Issue affecting preference Perception of IBM Perception of IBM Competitor
Long-term support IBM supports all products for a minimum of five years. Vendor is unclear about length of support
Customization IBM can provide virtually limitless professional services resources for customization. Vendor has a small professional services team that may or may not be able to handle customization demands.
Mainframe integration You have to ask? Vendor has a mainframe plug in.
Scalability The IBM product is built on the WebSphere platform, which has proven scalability The vendor’s product is J2EE based and scales well in theory.


How much more confidence will the IT manager have in the IBM solution?  A lot, probably.  Confidence is one of the reasons why IBM is so successful.  Their track record, culture, and depth of resources instill a great deal of confidence amongst potential buyers.  Thus, we have the classic saying, “No one ever got fired for buying IBM.”  Of course, they don’t win every deal, but when they lose, it’s likely due to confidence issues flowing in the other direction.  For example, smaller vendors can engender confidence that they will work harder to please the client than a giant like IBM.   Or, the smaller vendor will build confidence that they are giving the client the best value.  In this subject, I am indebted to Donald Cooper, a business thinker whose work has been a source of inspiration for me for many years.

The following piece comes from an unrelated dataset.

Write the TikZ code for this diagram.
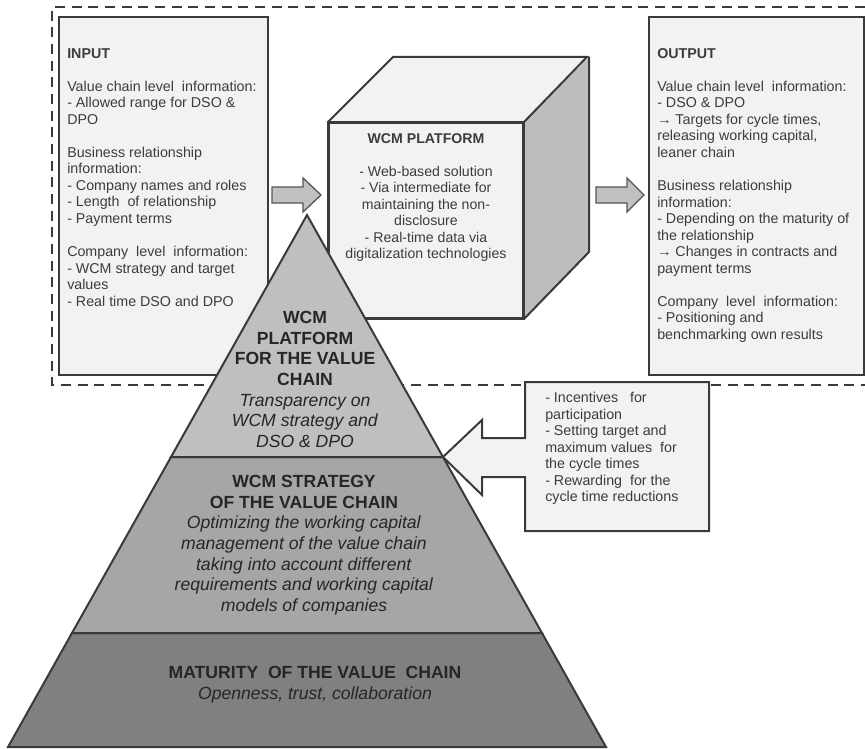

Human Marketing – The Four Currencies

Donald Cooper is a successful entrepreneur and speaker who approaches marketing from the perspective satisfying human needs. He calls it “Human Marketing,” and at its essence, it’s about instilling preference through confidence.   Cooper talks about the “four currencies” that we all use in our lives and business.

  • Money
  • Time
  • Feeling Safe (physically & emotionally safe
  • Feeling Special

In Cooper’s view, people are constantly on the search for more of these four currencies.  Note that money is just one of them.  Money is not the only arbiter of preference.  As Cooper puts it, “People are prepared to spend more money to save time, or to feel more safe, or more special. Think about your own life.  People are even prepared to take time and to spend a lot of money to not feel safe, in order to feel special…which is the only explanation I have for bungee jumping!”

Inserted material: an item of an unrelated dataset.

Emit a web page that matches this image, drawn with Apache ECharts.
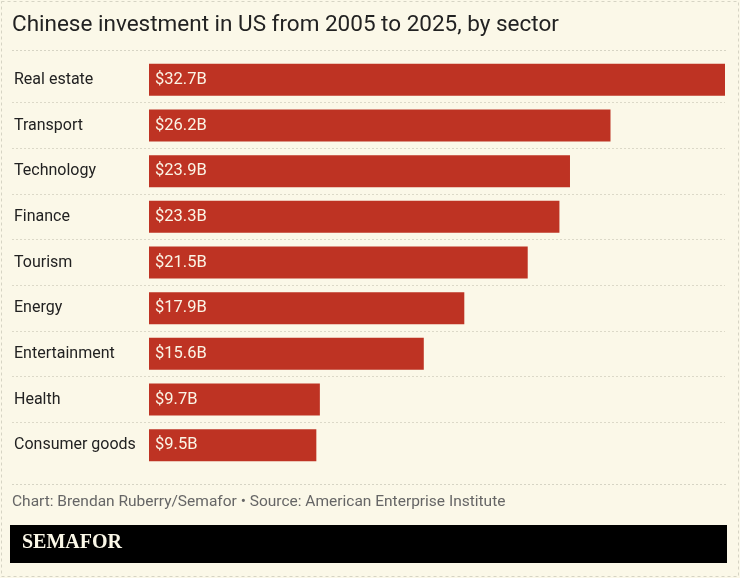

I see Cooper’s theory manifesting itself in many aspects of technology marketing.  IT buyers will spend money on technologies that help them save time (easier to maintain, fewer problems), make them feel safe (in terms of job security and stress), and make them feel special.  Yes, this last one is a bit funny but it’s more true than any of us could imagine.  IT people want to feel special, just like the rest of us. Of course, in the case of enterprise technology, feeling special might come from achieving a level of CPU utilization that no one else thought possible, or some other esoteric but important aspect of IT.

The one underlying factor that drives all of this is confidence.  The buyer will prefer and select the product that engenders confidence that it will enable him or her to accumulate the greatest amount of these four currencies.  Our approach to building preference should therefore be informed by the following ideas:

  • Our product saves you money or helps you make more of it.
  • With our product, you will have more time on your hands to do what you really want to do.
  • You can feel safe (in your job) and secure (You won’t get yelled at) and stress free.
  • Our product will make you feel special, giving you all kinds of unique technology bragging rights.

These four ideas are typically in the subtext of any well crafted messaging for a technology product.  In some cases, the message is overt, though in a lot of cases, it’s implicit. The goal is always the same.  Build preference by instilling confidence that the product will deliver on these four critical currencies.